— BEGIN —

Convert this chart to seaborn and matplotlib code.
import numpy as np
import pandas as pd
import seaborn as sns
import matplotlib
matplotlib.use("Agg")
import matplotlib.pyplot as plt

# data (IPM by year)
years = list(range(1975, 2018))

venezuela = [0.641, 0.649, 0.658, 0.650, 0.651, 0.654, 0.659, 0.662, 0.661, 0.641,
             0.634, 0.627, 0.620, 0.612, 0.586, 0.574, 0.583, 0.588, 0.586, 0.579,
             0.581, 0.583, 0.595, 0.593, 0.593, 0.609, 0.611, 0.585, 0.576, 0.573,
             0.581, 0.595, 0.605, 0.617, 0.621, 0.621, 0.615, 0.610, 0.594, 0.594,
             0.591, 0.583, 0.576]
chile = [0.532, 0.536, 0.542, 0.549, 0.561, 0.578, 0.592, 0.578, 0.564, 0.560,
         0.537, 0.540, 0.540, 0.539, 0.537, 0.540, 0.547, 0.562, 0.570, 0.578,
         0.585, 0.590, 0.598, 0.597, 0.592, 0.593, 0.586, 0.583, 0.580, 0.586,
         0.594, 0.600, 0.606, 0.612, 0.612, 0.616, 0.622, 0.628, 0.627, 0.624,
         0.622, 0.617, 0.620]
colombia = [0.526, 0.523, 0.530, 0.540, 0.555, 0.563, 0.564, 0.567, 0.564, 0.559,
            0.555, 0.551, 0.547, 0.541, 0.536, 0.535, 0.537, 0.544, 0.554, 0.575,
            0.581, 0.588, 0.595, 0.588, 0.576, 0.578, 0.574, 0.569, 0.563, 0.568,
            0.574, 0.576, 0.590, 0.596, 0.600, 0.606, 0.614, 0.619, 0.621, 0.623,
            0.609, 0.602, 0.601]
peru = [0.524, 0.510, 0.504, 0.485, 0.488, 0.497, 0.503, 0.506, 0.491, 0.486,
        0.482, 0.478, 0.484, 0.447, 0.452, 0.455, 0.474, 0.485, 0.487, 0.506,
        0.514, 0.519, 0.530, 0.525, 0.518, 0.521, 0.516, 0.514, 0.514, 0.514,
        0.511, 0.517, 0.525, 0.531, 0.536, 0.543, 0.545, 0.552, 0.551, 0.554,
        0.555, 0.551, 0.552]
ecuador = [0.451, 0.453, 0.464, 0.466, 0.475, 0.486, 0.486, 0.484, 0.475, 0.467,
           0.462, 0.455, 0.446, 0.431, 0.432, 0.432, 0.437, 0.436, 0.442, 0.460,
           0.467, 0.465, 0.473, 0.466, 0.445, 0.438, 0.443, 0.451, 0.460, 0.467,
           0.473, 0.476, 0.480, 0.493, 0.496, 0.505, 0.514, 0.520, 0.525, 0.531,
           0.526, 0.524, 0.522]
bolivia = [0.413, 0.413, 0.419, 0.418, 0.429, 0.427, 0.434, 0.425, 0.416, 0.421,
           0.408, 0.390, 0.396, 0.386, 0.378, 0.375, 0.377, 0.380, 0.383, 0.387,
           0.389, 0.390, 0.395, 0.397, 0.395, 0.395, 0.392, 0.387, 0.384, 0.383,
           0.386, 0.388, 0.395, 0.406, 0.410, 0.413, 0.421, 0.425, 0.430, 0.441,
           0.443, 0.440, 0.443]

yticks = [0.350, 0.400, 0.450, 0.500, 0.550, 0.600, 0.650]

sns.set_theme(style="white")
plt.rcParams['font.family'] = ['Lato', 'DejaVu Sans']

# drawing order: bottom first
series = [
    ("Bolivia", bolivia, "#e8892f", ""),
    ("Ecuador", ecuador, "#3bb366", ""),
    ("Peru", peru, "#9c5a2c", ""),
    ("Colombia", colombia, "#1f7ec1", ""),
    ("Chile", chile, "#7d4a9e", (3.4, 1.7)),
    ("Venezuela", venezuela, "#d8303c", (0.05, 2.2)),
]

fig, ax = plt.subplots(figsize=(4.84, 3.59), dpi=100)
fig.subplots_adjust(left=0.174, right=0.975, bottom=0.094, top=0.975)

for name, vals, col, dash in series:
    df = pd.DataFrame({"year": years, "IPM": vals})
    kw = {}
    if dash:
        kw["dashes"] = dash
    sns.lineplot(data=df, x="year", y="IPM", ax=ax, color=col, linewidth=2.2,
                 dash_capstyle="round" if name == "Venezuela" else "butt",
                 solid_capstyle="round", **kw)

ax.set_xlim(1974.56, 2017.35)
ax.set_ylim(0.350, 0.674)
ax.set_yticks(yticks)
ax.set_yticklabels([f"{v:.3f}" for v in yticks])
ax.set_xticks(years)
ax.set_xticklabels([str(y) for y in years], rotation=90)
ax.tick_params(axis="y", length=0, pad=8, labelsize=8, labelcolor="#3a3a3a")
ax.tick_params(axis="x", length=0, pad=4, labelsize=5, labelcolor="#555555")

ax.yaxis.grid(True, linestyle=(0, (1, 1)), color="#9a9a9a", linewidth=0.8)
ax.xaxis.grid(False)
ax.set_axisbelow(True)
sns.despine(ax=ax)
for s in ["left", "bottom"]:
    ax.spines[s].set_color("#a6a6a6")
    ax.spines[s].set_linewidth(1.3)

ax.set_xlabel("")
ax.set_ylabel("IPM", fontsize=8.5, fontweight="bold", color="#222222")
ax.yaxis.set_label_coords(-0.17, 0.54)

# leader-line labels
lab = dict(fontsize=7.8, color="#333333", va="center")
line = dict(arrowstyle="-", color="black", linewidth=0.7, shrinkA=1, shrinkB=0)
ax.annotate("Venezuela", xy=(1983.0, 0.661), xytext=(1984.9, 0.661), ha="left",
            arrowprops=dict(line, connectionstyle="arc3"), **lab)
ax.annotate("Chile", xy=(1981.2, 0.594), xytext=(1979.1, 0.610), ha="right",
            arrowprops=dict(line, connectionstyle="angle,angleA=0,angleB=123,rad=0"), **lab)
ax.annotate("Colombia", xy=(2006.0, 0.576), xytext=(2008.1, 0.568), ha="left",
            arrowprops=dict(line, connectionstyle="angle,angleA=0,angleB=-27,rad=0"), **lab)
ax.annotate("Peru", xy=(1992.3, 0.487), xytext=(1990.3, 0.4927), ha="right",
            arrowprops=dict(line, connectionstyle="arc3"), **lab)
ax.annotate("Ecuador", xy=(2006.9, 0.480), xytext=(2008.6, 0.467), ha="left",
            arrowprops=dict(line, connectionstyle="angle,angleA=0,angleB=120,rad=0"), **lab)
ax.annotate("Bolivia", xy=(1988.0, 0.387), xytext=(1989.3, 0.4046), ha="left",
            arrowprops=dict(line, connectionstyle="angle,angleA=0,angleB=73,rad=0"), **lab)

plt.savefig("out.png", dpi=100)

— END —
— BEGIN —

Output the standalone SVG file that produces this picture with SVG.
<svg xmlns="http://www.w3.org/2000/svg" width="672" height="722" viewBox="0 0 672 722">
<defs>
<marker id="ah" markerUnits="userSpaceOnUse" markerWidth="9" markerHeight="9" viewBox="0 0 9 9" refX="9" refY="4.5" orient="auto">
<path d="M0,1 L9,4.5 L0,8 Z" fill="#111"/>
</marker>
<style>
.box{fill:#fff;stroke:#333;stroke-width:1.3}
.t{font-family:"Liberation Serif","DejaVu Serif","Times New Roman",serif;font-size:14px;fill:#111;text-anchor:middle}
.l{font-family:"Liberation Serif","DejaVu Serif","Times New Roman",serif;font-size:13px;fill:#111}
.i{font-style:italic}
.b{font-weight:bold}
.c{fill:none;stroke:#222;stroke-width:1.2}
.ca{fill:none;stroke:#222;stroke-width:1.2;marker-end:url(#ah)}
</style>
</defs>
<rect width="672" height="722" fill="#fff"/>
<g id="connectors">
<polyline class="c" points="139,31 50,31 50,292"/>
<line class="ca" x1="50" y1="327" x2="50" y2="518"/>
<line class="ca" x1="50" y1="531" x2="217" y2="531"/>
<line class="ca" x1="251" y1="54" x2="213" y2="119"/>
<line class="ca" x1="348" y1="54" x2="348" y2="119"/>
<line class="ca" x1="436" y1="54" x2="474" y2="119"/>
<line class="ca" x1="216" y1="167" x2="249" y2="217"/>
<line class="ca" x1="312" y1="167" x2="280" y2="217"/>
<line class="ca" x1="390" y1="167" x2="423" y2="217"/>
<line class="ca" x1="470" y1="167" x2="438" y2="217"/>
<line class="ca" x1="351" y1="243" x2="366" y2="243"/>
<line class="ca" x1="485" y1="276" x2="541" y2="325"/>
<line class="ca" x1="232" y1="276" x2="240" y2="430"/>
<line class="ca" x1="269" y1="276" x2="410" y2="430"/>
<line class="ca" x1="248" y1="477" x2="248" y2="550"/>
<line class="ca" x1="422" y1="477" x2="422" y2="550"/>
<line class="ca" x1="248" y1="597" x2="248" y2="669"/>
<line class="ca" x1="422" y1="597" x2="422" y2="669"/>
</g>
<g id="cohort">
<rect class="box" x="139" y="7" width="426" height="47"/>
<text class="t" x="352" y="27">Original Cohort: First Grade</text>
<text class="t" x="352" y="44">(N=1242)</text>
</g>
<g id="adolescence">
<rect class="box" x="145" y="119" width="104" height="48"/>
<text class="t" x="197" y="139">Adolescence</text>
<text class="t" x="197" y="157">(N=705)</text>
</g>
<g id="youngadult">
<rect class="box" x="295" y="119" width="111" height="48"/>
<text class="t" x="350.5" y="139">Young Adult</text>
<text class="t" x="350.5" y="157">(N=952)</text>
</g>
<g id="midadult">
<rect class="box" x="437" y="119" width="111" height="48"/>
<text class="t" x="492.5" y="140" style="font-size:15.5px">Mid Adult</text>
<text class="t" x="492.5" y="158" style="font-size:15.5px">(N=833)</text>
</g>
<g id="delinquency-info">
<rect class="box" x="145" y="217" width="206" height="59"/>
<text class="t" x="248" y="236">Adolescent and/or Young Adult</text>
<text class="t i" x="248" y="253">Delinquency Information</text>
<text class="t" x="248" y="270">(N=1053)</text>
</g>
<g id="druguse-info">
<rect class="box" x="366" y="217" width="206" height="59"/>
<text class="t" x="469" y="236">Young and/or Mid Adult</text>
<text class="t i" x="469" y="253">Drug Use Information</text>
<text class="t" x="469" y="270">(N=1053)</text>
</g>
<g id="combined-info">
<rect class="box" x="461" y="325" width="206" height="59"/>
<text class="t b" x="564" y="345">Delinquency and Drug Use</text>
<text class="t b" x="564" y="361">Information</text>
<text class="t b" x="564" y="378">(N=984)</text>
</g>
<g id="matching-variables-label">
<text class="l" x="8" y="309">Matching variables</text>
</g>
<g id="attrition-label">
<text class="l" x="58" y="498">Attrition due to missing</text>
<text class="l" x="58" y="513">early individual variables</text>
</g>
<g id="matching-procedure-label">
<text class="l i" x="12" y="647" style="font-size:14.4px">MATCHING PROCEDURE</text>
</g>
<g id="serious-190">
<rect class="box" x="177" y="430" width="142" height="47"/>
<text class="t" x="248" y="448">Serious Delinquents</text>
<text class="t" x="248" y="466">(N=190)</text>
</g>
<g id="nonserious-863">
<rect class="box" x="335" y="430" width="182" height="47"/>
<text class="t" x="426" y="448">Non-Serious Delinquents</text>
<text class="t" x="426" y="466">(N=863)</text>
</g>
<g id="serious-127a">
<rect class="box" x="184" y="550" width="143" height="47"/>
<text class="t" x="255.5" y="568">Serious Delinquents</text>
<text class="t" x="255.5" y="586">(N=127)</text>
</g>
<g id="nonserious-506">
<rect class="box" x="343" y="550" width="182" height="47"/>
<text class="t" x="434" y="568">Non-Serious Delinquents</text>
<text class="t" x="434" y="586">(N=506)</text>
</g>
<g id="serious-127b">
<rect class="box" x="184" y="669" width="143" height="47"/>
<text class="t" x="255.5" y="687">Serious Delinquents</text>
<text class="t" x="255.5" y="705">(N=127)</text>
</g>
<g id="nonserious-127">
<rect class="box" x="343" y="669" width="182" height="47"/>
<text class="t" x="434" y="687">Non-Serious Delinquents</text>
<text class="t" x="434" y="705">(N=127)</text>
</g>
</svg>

— END —

Short exercise »
Output the lines of the records above exactly as they appear, from the line containing "Convert this chart" through the line containing "years = list(range(1975, 2018))".

Response to this task »
Convert this chart to seaborn and matplotlib code.
import numpy as np
import pandas as pd
import seaborn as sns
import matplotlib
matplotlib.use("Agg")
import matplotlib.pyplot as plt

# data (IPM by year)
years = list(range(1975, 2018))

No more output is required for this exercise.